▶ YOUR TASK:
Identify every line in the records below that contains the word "with", and reproduce each one.

begin ENTRIES SUPPLIED

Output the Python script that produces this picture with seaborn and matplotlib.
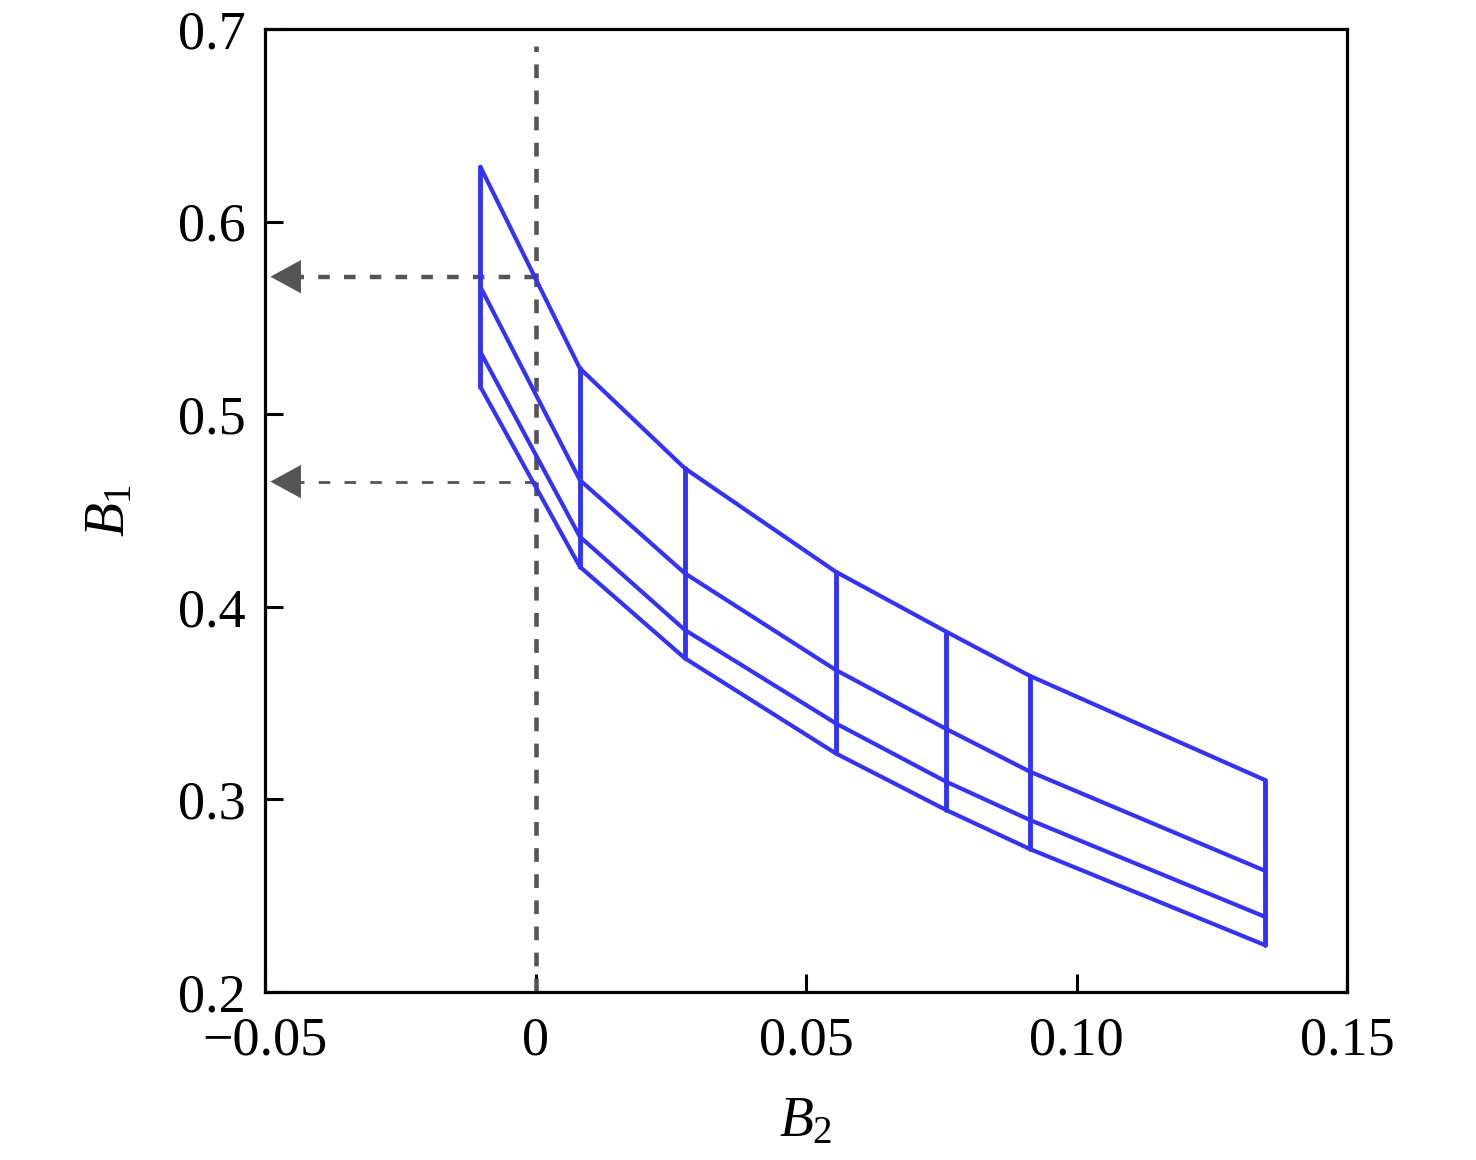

end ENTRIES SUPPLIED
begin ENTRIES SUPPLIED

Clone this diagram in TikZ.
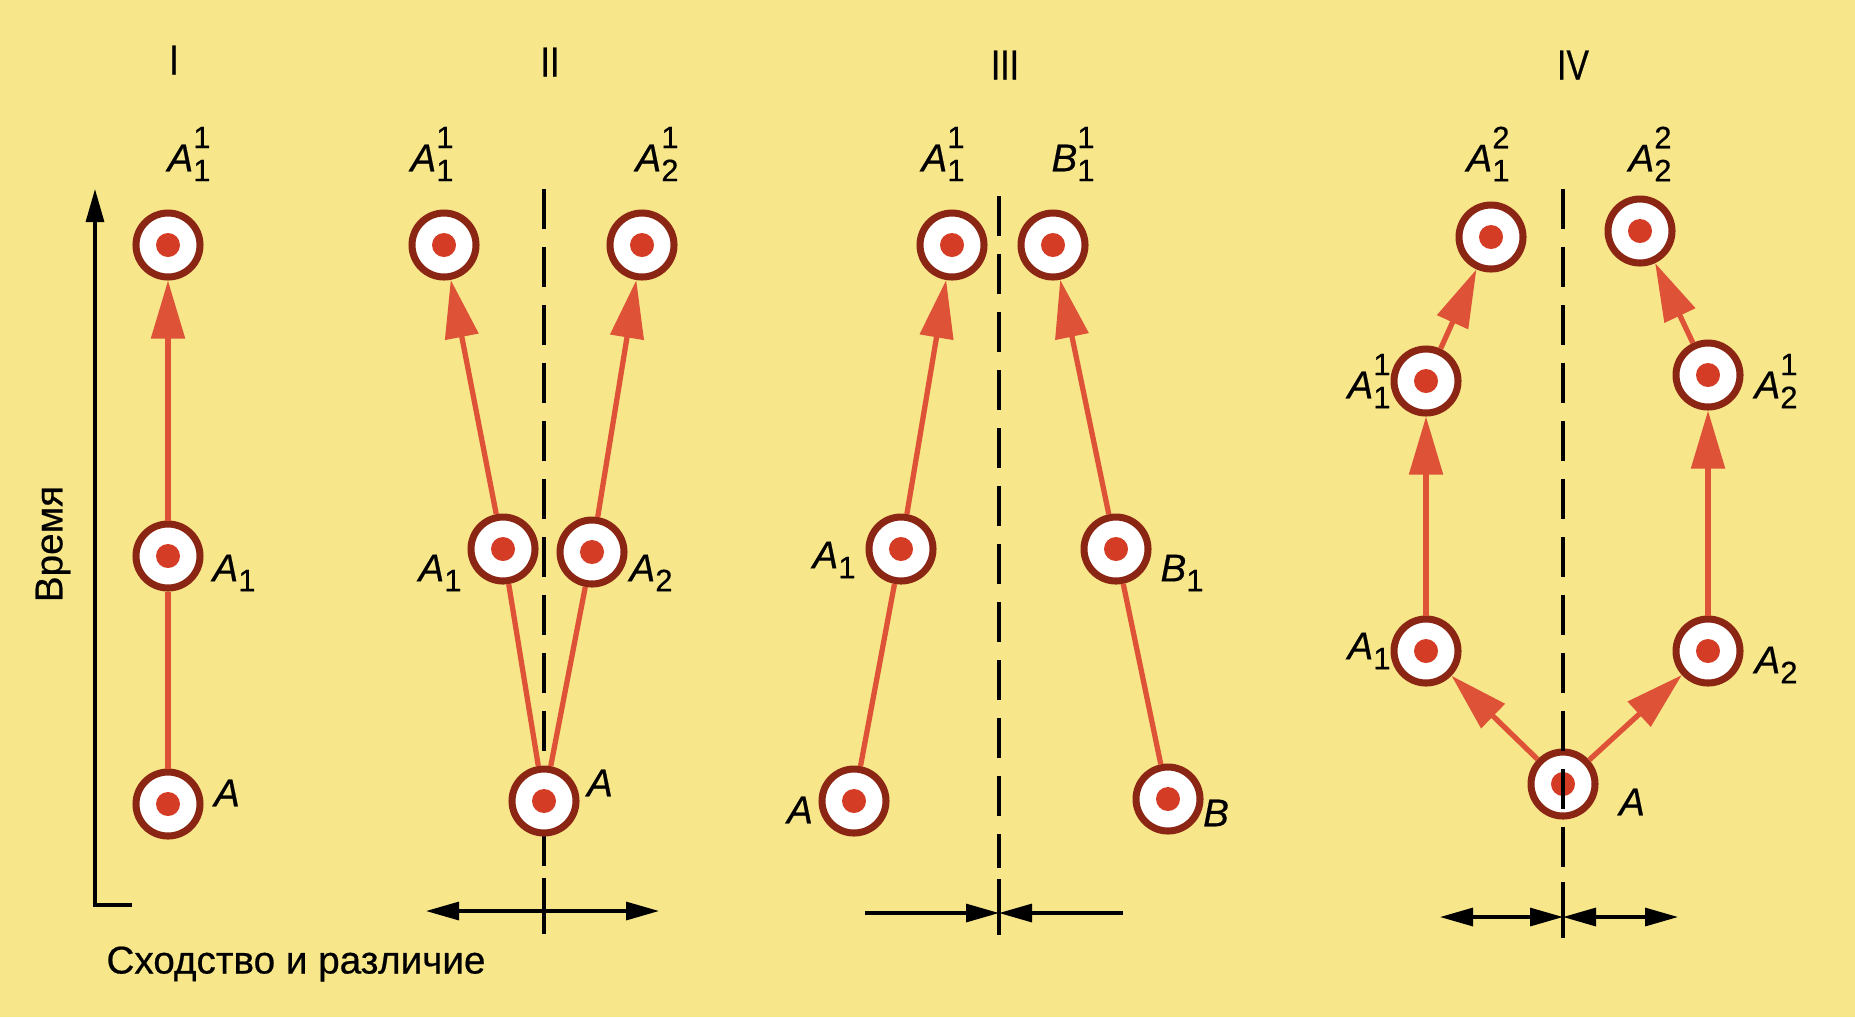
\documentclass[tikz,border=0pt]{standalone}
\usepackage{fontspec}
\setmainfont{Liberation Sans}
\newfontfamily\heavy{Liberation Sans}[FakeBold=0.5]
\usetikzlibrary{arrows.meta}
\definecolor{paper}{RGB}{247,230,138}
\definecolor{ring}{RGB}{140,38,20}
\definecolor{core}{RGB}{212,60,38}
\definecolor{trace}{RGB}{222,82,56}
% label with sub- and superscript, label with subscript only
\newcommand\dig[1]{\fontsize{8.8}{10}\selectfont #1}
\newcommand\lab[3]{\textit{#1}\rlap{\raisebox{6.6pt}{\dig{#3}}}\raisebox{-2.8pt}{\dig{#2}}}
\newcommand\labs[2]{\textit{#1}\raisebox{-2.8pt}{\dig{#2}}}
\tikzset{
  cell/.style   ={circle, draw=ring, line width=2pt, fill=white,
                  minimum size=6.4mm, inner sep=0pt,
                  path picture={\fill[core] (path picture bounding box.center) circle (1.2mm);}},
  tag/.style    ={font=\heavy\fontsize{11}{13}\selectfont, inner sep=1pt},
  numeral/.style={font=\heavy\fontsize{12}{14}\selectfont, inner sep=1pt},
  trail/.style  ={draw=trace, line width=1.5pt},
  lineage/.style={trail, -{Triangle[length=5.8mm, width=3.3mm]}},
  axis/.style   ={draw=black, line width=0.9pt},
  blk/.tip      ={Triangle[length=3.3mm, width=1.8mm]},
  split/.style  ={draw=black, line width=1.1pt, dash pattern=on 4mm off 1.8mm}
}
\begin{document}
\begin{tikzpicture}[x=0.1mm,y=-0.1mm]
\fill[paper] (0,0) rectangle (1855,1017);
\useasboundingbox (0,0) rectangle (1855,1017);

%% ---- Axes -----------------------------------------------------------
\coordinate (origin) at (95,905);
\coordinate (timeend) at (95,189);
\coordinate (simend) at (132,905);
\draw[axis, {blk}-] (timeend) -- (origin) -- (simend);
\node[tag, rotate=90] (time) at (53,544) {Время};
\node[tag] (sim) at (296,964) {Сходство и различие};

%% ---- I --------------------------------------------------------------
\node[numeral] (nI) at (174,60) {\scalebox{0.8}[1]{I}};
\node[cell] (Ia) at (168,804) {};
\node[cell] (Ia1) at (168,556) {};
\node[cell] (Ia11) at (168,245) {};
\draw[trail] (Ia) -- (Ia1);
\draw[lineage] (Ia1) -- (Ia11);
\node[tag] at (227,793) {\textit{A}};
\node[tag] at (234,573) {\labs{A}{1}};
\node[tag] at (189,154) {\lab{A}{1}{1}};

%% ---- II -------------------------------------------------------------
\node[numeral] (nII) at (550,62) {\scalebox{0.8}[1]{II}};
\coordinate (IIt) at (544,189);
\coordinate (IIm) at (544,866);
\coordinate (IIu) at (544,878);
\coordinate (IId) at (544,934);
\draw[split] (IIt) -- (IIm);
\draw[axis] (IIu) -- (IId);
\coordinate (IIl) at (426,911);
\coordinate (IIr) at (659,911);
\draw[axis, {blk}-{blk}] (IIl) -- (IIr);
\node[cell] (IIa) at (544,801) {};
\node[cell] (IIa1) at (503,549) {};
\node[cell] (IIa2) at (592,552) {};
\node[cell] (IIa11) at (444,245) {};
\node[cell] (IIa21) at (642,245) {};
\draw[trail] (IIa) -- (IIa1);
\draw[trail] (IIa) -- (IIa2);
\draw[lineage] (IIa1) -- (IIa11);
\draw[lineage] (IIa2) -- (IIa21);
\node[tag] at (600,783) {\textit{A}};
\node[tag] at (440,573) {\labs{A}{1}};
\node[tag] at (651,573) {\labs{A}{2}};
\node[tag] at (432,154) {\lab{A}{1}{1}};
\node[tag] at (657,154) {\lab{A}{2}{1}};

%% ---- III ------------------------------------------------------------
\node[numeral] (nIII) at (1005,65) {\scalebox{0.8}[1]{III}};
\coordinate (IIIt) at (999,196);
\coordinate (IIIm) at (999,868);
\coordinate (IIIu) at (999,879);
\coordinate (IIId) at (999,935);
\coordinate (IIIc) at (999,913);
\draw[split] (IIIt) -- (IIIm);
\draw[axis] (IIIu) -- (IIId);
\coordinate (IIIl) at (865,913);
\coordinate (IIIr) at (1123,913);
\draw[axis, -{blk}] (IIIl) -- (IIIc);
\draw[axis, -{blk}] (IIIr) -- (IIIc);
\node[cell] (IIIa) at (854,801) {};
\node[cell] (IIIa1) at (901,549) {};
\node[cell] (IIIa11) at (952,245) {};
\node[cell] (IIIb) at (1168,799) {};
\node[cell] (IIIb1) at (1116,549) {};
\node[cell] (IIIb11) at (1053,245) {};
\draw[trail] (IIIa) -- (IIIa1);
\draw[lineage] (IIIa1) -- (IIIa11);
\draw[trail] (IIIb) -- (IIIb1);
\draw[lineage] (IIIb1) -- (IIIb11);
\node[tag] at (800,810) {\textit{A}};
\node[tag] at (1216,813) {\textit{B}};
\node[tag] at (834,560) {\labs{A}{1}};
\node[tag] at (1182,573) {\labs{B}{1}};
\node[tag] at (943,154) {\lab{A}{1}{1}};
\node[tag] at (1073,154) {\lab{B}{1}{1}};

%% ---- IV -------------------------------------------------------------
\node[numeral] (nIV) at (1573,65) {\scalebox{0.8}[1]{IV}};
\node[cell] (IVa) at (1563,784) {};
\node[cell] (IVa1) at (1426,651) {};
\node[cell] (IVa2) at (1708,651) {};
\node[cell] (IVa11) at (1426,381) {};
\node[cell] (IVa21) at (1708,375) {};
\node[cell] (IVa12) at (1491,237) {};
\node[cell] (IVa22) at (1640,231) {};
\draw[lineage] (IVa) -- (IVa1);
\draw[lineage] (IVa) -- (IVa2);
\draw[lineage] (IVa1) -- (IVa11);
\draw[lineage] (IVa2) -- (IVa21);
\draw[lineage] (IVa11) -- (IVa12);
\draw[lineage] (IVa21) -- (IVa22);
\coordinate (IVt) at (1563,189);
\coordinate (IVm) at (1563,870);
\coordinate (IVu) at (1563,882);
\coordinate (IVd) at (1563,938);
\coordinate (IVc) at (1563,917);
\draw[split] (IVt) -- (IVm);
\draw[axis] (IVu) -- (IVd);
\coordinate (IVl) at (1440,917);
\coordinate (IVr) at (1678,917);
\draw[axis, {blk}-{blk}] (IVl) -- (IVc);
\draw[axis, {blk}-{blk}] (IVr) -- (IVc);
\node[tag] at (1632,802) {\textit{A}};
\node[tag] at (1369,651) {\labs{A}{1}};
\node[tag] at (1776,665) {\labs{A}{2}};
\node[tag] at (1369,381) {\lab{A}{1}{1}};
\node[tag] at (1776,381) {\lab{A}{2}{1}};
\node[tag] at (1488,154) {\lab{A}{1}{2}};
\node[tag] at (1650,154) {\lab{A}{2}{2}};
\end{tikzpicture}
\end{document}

end ENTRIES SUPPLIED

▶ SOLUTION FOR THIS EXERCISE:
Output the Python script that produces this picture with seaborn and matplotlib.
% label with sub- and superscript, label with subscript only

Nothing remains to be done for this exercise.